Needed immediately: a person to work 24 hours a day, 7 days a week, 365 days a year. Work gets tougher on holidays and trips. No salary.  No benefits. You may spend significant amounts of your own money out-of-pocket. No training. Learn by trial and error, although  what works one day might not work the next.  Be prepared for days that break your heart and times when you will be mistreated on the job.

If you are a caregiver for a person with mental illness, this is your job description. The shock and horror of getting this job has a seismic impact on the family.  Having a family member with any kind of serious illness is devastating.  Dealing with a mental illness … so often a brain-based physical illness … has extra components that make it even more grueling.
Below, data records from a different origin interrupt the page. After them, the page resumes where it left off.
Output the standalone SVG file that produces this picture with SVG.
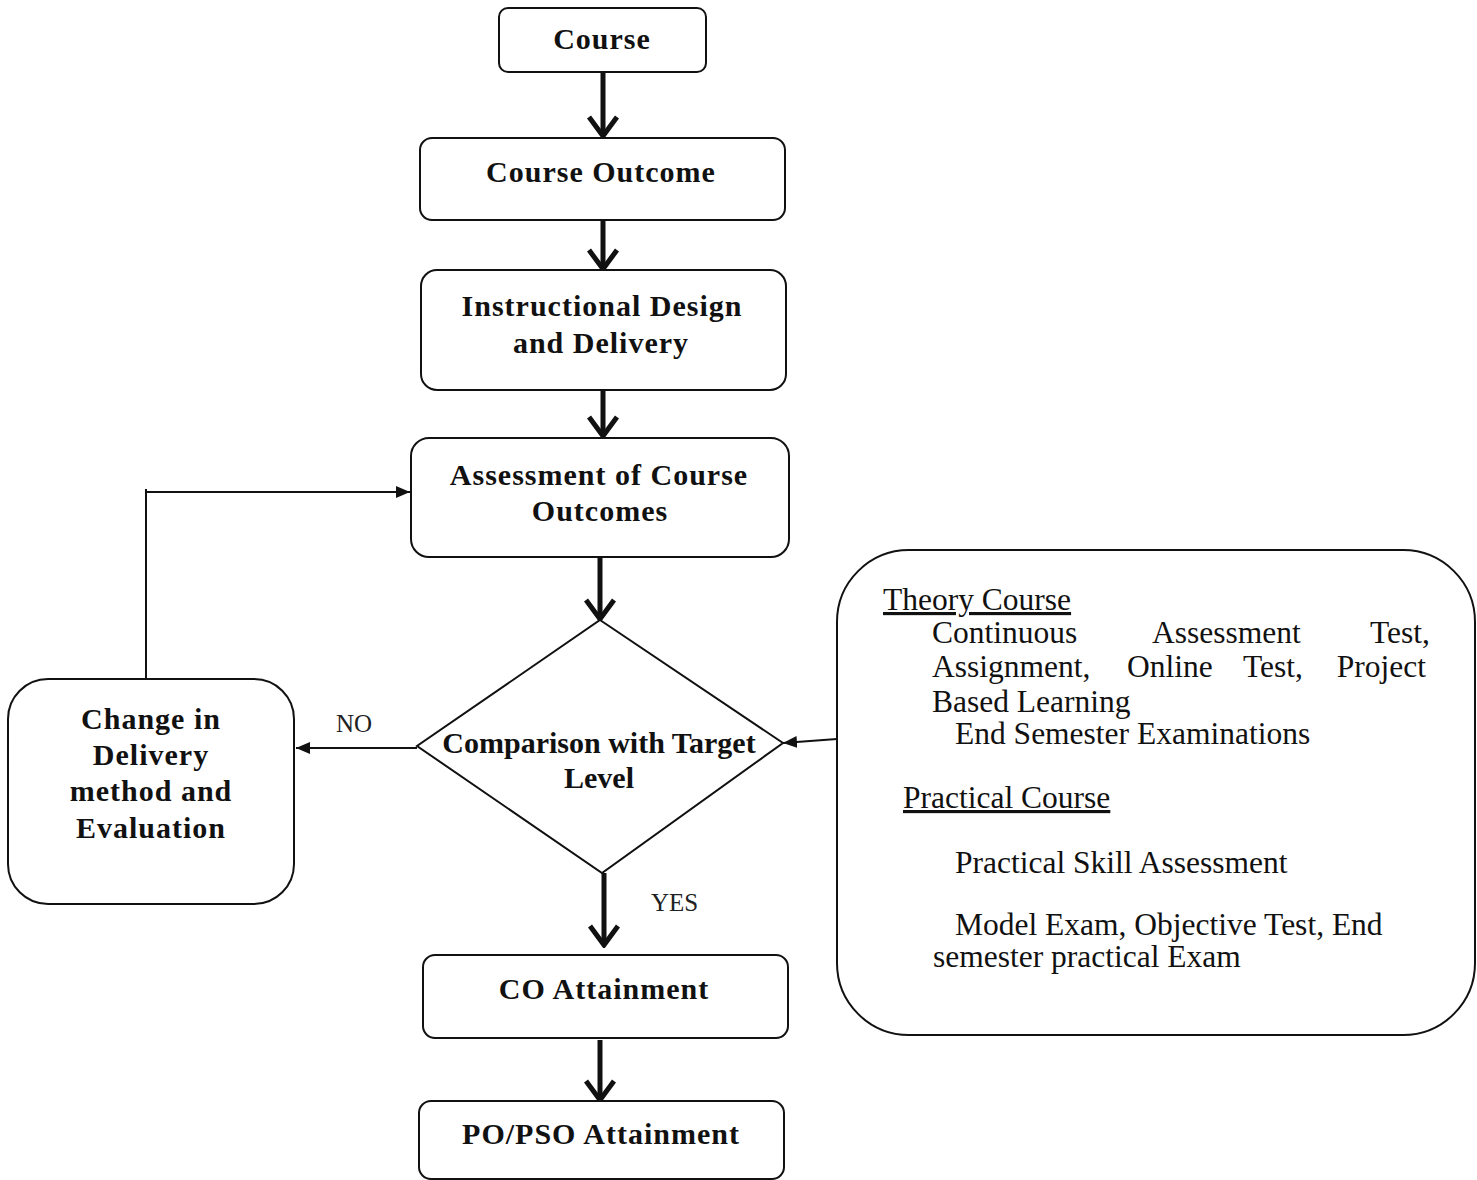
<svg xmlns="http://www.w3.org/2000/svg" width="1477" height="1180" viewBox="0 0 1477 1180">
<defs>
<style>
.box{fill:#fff;stroke:#111;stroke-width:2}
.nt{font-family:"Liberation Serif","Times New Roman",serif;font-weight:bold;font-size:30px;letter-spacing:1px;fill:#111;text-anchor:middle}
.dt{letter-spacing:0}
.rt{font-family:"Liberation Serif","Times New Roman",serif;font-size:31.5px;fill:#111}
.lbl{font-family:"Liberation Serif","Times New Roman",serif;font-size:25px;fill:#222}
.thick{stroke:#111;stroke-width:5;fill:none}
.thin{stroke:#111;stroke-width:2;fill:none}
</style>
<marker id="vee" viewBox="0 0 24 32" refX="21" refY="16" markerWidth="24" markerHeight="32" markerUnits="userSpaceOnUse" orient="auto">
<path d="M2,2 L21,16 L2,30" fill="none" stroke="#111" stroke-width="5"/>
</marker>
<marker id="tri" viewBox="0 0 14 12" refX="14" refY="6" markerWidth="14" markerHeight="12" markerUnits="userSpaceOnUse" orient="auto">
<path d="M0,0 L14,6 L0,12 Z" fill="#111"/>
</marker>
</defs>
<rect width="1477" height="1180" fill="#fff"/>

<g id="connectors">
<line class="thick" x1="603" y1="72" x2="603" y2="136" marker-end="url(#vee)"/>
<line class="thick" x1="603" y1="221" x2="603" y2="269" marker-end="url(#vee)"/>
<line class="thick" x1="603" y1="391" x2="603" y2="436" marker-end="url(#vee)"/>
<line class="thick" x1="600" y1="558" x2="600" y2="619" marker-end="url(#vee)"/>
<line class="thick" x1="604" y1="873" x2="604" y2="945" marker-end="url(#vee)"/>
<line class="thick" x1="600" y1="1040" x2="600" y2="1100" marker-end="url(#vee)"/>
<polyline class="thin" points="146,679 146,489"/>
<line class="thin" x1="145" y1="492" x2="410" y2="492" marker-end="url(#tri)"/>
<line class="thin" x1="417" y1="748" x2="296" y2="748" marker-end="url(#tri)"/>
<line class="thin" x1="837" y1="739" x2="783" y2="743" marker-end="url(#tri)"/>
<text class="lbl" x="336" y="732">NO</text>
<text class="lbl" x="651" y="911">YES</text>
</g>

<g id="course">
<rect class="box" x="499" y="8" width="207" height="64" rx="9"/>
<text class="nt" x="602" y="49">Course</text>
</g>

<g id="course-outcome">
<rect class="box" x="420" y="138" width="365" height="82" rx="12"/>
<text class="nt" x="601" y="182">Course Outcome</text>
</g>

<g id="instructional-design">
<rect class="box" x="421" y="270" width="365" height="120" rx="16"/>
<text class="nt" x="602" y="316">Instructional Design</text>
<text class="nt" x="601" y="353">and Delivery</text>
</g>

<g id="assessment">
<rect class="box" x="411" y="438" width="378" height="119" rx="18"/>
<text class="nt" x="599" y="485">Assessment of Course</text>
<text class="nt" x="600" y="521">Outcomes</text>
</g>

<g id="comparison">
<polygon class="box" points="600,620 783,743 602,873 417,746"/>
<text class="nt dt" x="599" y="753">Comparison with Target</text>
<text class="nt dt" x="599" y="788">Level</text>
</g>

<g id="change">
<rect class="box" x="8" y="679" width="286" height="225" rx="40"/>
<text class="nt" x="151" y="729">Change in</text>
<text class="nt" x="151" y="765">Delivery</text>
<text class="nt" x="151" y="801">method and</text>
<text class="nt" x="151" y="838">Evaluation</text>
</g>

<g id="assessment-methods">
<rect class="box" x="837" y="550" width="638" height="485" rx="72"/>
<text class="rt" x="883" y="610" text-decoration="underline">Theory Course</text>
<text class="rt" x="932" y="643">Continuous</text>
<text class="rt" x="1152" y="643">Assessment</text>
<text class="rt" x="1430" y="643" text-anchor="end">Test,</text>
<text class="rt" x="932" y="677">Assignment,</text>
<text class="rt" x="1127" y="677">Online</text>
<text class="rt" x="1243" y="677">Test,</text>
<text class="rt" x="1426" y="677" text-anchor="end">Project</text>
<text class="rt" x="932" y="712">Based Learning</text>
<text class="rt" x="955" y="744">End Semester Examinations</text>
<text class="rt" x="903" y="808" text-decoration="underline">Practical Course</text>
<text class="rt" x="955" y="873">Practical Skill Assessment</text>
<text class="rt" x="955" y="935">Model Exam, Objective Test, End</text>
<text class="rt" x="933" y="967">semester practical Exam</text>
</g>

<g id="co-attainment">
<rect class="box" x="423" y="955" width="365" height="83" rx="12"/>
<text class="nt" x="604" y="999">CO Attainment</text>
</g>

<g id="po-attainment">
<rect class="box" x="419" y="1101" width="365" height="78" rx="12"/>
<text class="nt" x="601" y="1144">PO/PSO Attainment</text>
</g>
</svg>
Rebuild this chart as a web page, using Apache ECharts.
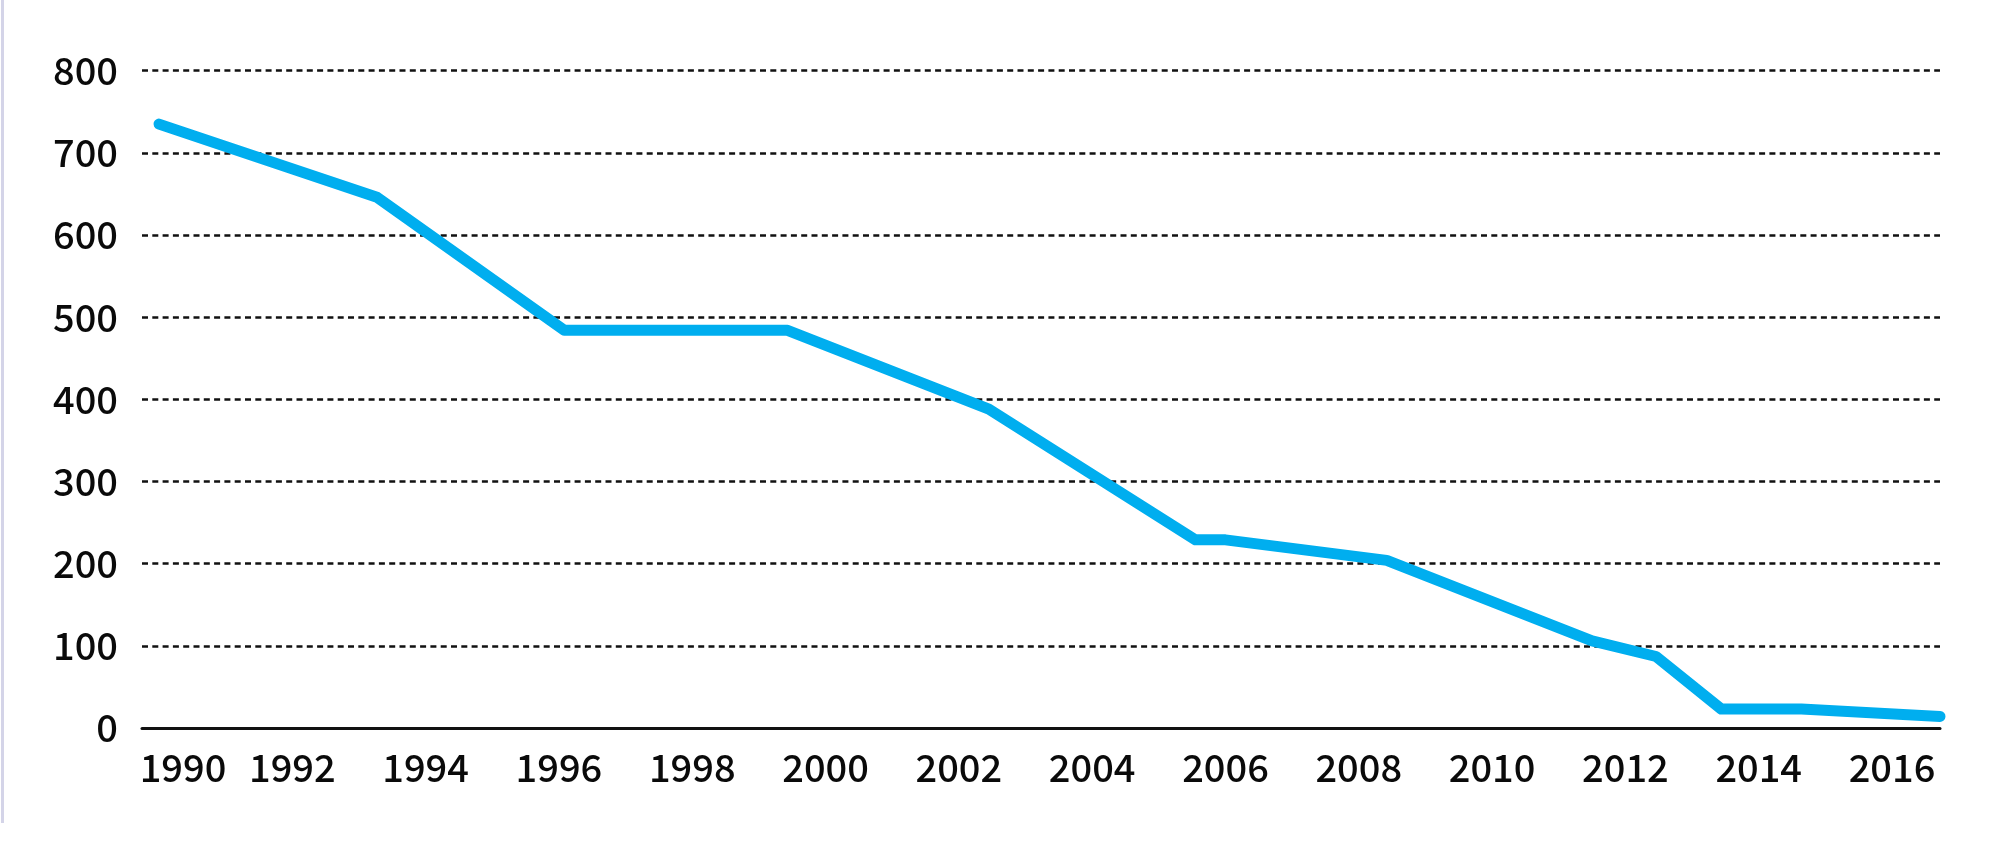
<!DOCTYPE html>
<html>
<head>
<meta charset="utf-8">
<script src="https://cdn.jsdelivr.net/npm/echarts@6/dist/echarts.min.js"></script>
<style>
html,body{margin:0;padding:0;background:#fff;}
#chart{width:2000px;height:864px;}
</style>
</head>
<body>
<div id="chart"></div>
<script>
// Data (year, value)
const years  = [1990.0, 1993.27, 1996.08, 1999.43, 2002.45, 2005.55, 2006.0, 2008.42, 2011.5, 2012.46, 2013.44, 2014.64, 2016.72];
const values = [735,    646,     484,     484,     388,     229,     229,    204,     106,    87,      23,      23,      14];
const xTickLabels = [1990, 1992, 1994, 1996, 1998, 2000, 2002, 2004, 2006, 2008, 2010, 2012, 2014, 2016];
const yTicks = [0, 100, 200, 300, 400, 500, 600, 700, 800];

const FONT = '"Noto Sans CJK JP", "Noto Sans", sans-serif';
const chart = echarts.init(document.getElementById('chart'), null, {renderer: 'canvas'});

chart.setOption({
  backgroundColor: '#ffffff',
  animation: false,
  grid: {left: 142, right: 60, top: 70.7, bottom: 136, containLabel: false},
  xAxis: {
    type: 'value',
    min: 1989.745,
    max: 2016.72,
    axisLine: {show: true, onZero: false, lineStyle: {color: '#111111', width: 3}},
    axisTick: {show: false},
    splitLine: {show: false},
    axisLabel: {
      customValues: xTickLabels,
      margin: 21,
      fontFamily: FONT,
      fontSize: 38,
      fontWeight: 500,
      color: '#0a0a0a',
      formatter: function (v) {
        return v === xTickLabels[0] ? '{first|' + v + '}' : String(v);
      },
      rich: {
        first: {padding: [0, 0, 0, 48], fontFamily: FONT, fontSize: 38, fontWeight: 500, color: '#0a0a0a'}
      }
    }
  },
  yAxis: {
    type: 'value',
    min: yTicks[0],
    max: yTicks[yTicks.length - 1],
    interval: 100,
    axisLine: {show: false},
    axisTick: {show: false},
    axisLabel: {margin: 24, fontFamily: FONT, fontSize: 38, fontWeight: 500, color: '#0a0a0a'},
    splitLine: {
      show: true,
      lineStyle: {color: '#111111', width: 2.7, type: [6, 4.3]}
    }
  },
  series: [{
    type: 'line',
    data: years.map((y, i) => [y, values[i]]),
    showSymbol: false,
    symbol: 'none',
    lineStyle: {color: '#00AEEF', width: 11, cap: 'round', join: 'round'},
    z: 5
  }],
  graphic: [{
    type: 'rect',
    shape: {x: 1, y: 0, width: 3, height: 823},
    style: {fill: '#d4d4e8'},
    silent: true
  }]
});
</script>
</body>
</html>
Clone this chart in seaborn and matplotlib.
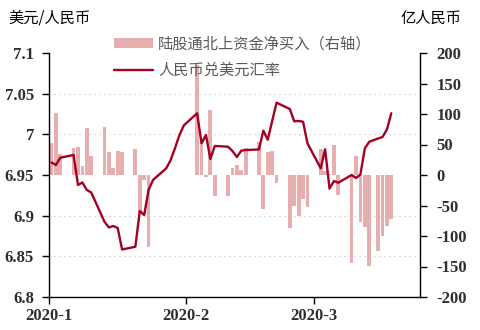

Factors Influencing the Family’s Response

A training put together by Michelle D. Sherman, Ph.D, for the Department of Veteran Affairs to help families impacted by post-traumatic stress disorder, clinical depression and other illnesses common to veterans noted that some families have an easier time responding to this situation than others.

The factors that impact the situation in any health crisis include:

  • The family’s support system.
  • Previous experience with or knowledge of the illness.
  • The family’s coping pattern in times of great stress.
  • Access to health care and the quality of that care.
  • Financial status.
  • Type of onset of the illness (sudden vs. gradual, public vs. private).
  • Nature of the symptoms.
  • Other demands on the family.
  • The loved one’s compliance or refusal to participate in care.
  • Prognosis of the illness.

Other factors are specific to mental illness:

  • Reactions by others are unpredictable and even hurtful.
  • Family members feel guilt that they somehow caused the illness, could have prevented the illness or did not detect it early enough. It’s typical to feel guilty about your reaction to previous behavior caused by the illness that you felt were intentional actions.
  • The prognosis and course of treatment are less concrete than with other physical illnesses.
  • The loved one can have embarrassing behaviors that could even result in arrest.
  • The loved one (as well as some family members) can refuse to accept the diagnosis.  This can result in failure to comply with treatment, lying about that, anger toward the family and total lack of appreciation for the family’s efforts.

As a result, families feel isolated. When they turn to their social and religious support, some get no help. Many fear telling others about the illness and do not ask for help.  Tension within the family can get very tough, especially when one or more family members refuse to believe that the loved one has a mental illness.